また現代医学においては、『無意識』と『夢判断』は評価されているのもの、実際の精神的な治療の現場ではほとんど使われておらず、投薬による治療が主となっています。
その理由は『無意識』や『夢判断』から導かれる答えは理論者の独断的な判断(独裁的とも言われています)によるもので科学的立証がなく、患者に対する有効性が確立されていると言えないからです。
「あなたの前世は西洋のお姫様だったので、ぜいたくな暮らしが身についているのです」
みたいなことを言われても誰も立証できないのと同じですね。
もちろん精神分析という概念は医学のみならず哲学や思想、芸術に大きな影響を与えており、その偉業には揺るぎないものがあります。
しかし、実態のない概念だからこそ、解釈によってどのようにも使えてしまうのが怖いところ。

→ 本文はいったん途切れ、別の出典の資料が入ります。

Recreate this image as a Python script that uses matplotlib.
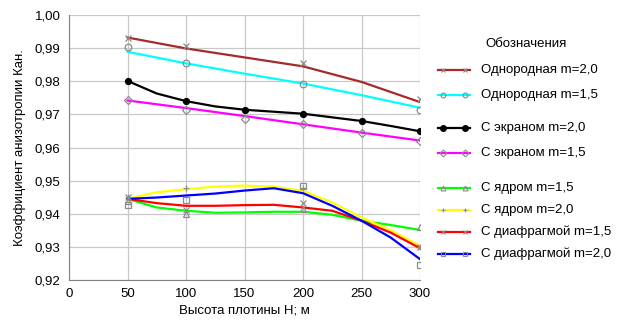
import numpy as np
import matplotlib.pyplot as plt
from matplotlib.lines import Line2D

plt.rcParams['font.family'] = ['Liberation Sans', 'DejaVu Sans']

# upper group, lines read at 50..300 step 50
h6 = [50, 100, 150, 200, 250, 300]
odn20 = [0.9932, 0.9899, 0.9872, 0.9845, 0.9798, 0.9737]
odn15 = [0.9889, 0.9854, 0.9823, 0.9793, 0.9758, 0.9720]
ekr15 = [0.9742, 0.9719, 0.9695, 0.9670, 0.9645, 0.9621]

# black curve and lower group read at step 25
h11 = [50, 75, 100, 125, 150, 175, 200, 225, 250, 275, 300]
ekr20 = [0.9801, 0.9763, 0.9740, 0.9724, 0.9714, 0.9708, 0.9702, 0.9691, 0.9680, 0.9665, 0.9649]
yad15 = [0.9445, 0.9419, 0.9409, 0.9403, 0.9404, 0.9406, 0.9406, 0.9397, 0.9379, 0.9366, 0.9351]
yad20 = [0.9445, 0.9465, 0.9474, 0.9482, 0.9485, 0.9482, 0.9469, 0.9434, 0.9389, 0.9350, 0.9303]
dia15 = [0.9445, 0.9432, 0.9424, 0.9424, 0.9426, 0.9427, 0.9419, 0.9409, 0.9379, 0.9343, 0.9296]
dia20 = [0.9445, 0.9449, 0.9455, 0.9461, 0.9470, 0.9477, 0.9462, 0.9424, 0.9379, 0.9328, 0.9263]

# measured points (grey markers)
hm = [50, 100, 200, 300]
odn20_pts = [0.9932, 0.9906, 0.9854, 0.9745]
odn15_pts = [0.9904, 0.9854, 0.9793, 0.9712]
ekr20_pts = [0.9801, 0.9740, 0.9714, 0.9702, 0.9680, 0.9649]
ekr15_pts = [0.9742, 0.9714, 0.9687, 0.9670, 0.9643, 0.9619]
yad15_pts = [0.9440, 0.9400, 0.9413, 0.9360]
yad20_pts = [0.9450, 0.9478, 0.9478, 0.9300]
dia15_pts = [0.9450, 0.9410, 0.9433, 0.9300]
dia20_pts = [0.9427, 0.9441, 0.9483, 0.9245]

series = [
    ('Однородная m=2,0', h6, odn20, hm, odn20_pts, '#A52A2A', 'x'),
    ('Однородная m=1,5', h6, odn15, hm, odn15_pts, '#00FFFF', 'o'),
    ('С экраном m=2,0', h11, ekr20, h6, ekr20_pts, 'black', 'o'),
    ('С экраном m=1,5', h6, ekr15, h6, ekr15_pts, '#FF00FF', 'D'),
    ('С ядром m=1,5', h11, yad15, hm, yad15_pts, '#00FF00', '^'),
    ('С ядром m=2,0', h11, yad20, hm, yad20_pts, '#FFFF00', '+'),
    ('С диафрагмой m=1,5', h11, dia15, hm, dia15_pts, '#FF0000', 'x'),
    ('С диафрагмой m=2,0', h11, dia20, hm, dia20_pts, '#0000FF', 's'),
]

fig = plt.figure(figsize=(6.24, 3.22), dpi=100)
ax = fig.add_axes([69/624, 1-280/322, (420-69)/624, (280-15)/322])

for name, x, y, xm, ym, c, m in series:
    ax.plot(x, y, color=c, lw=1.6, zorder=3)
    if c == 'black':
        ax.plot(xm, ym, 'o', color='black', ms=4.2, zorder=4)
    else:
        ms = 3.8 if m == 'D' else 4.8
        ax.plot(xm, ym, m, color='#8C8C8C', mfc='none', ms=ms, mew=0.9, zorder=4)

ax.set_xlim(0, 300)
ax.set_ylim(0.92, 1.00)
ax.set_xticks(np.arange(0, 301, 50))
ax.set_yticks(np.arange(0.92, 1.001, 0.01))
ax.set_yticklabels([f'{v:.2f}'.replace('.', ',') for v in np.arange(0.92, 1.001, 0.01)])
ax.grid(color='#C8C8C8', lw=0.9)
ax.set_axisbelow(True)
for s in ['top', 'right']:
    ax.spines[s].set_visible(False)
for s in ['left', 'bottom']:
    ax.spines[s].set_color('#808080')
ax.tick_params(length=0, labelsize=9.5, pad=6)
ax.set_xlabel('Высота плотины H; м', fontsize=9.5, labelpad=3)
ax.set_ylabel('Коэффициент анизотропии Кан.', fontsize=9.5, labelpad=6)

# legend drawn by hand
fig.text(526/624, 1-44/322, 'Обозначения', fontsize=9.5, ha='center', va='center')
ys = [70, 95, 128, 153, 188, 210, 232, 254]
for (name, x, y, xm, ym, c, m), yy in zip(series, ys):
    fy = 1 - yy/322
    fig.add_artist(Line2D([438/624, 470/624], [fy, fy], color=c, lw=1.6,
                          transform=fig.transFigure))
    if c == 'black':
        fig.add_artist(Line2D([443/624, 465/624], [fy, fy], ls='none', marker='o',
                              color='black', ms=4, transform=fig.transFigure))
    else:
        fig.add_artist(Line2D([443/624, 465/624], [fy, fy], ls='none', marker=m,
                              color='#8C8C8C', mfc='none', ms=3.5, mew=0.8,
                              transform=fig.transFigure))
    fig.text(481/624, fy, name, fontsize=9.5, ha='left', va='center')

fig.savefig('out.png', dpi=100)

フロイトは医学に宗教を持込みませんでしたが、マーフィー氏は遠慮なく宗教とフロイトの『無意識』『夢判断』を取り込みました。
もっとも、西洋哲学は大本においてキリスト教が根底にあるのでマーフィー氏の着眼点はけっして間違ったものではなく、だからこそキリスト教圏では日本以上にベストセラーになっているのでしょう。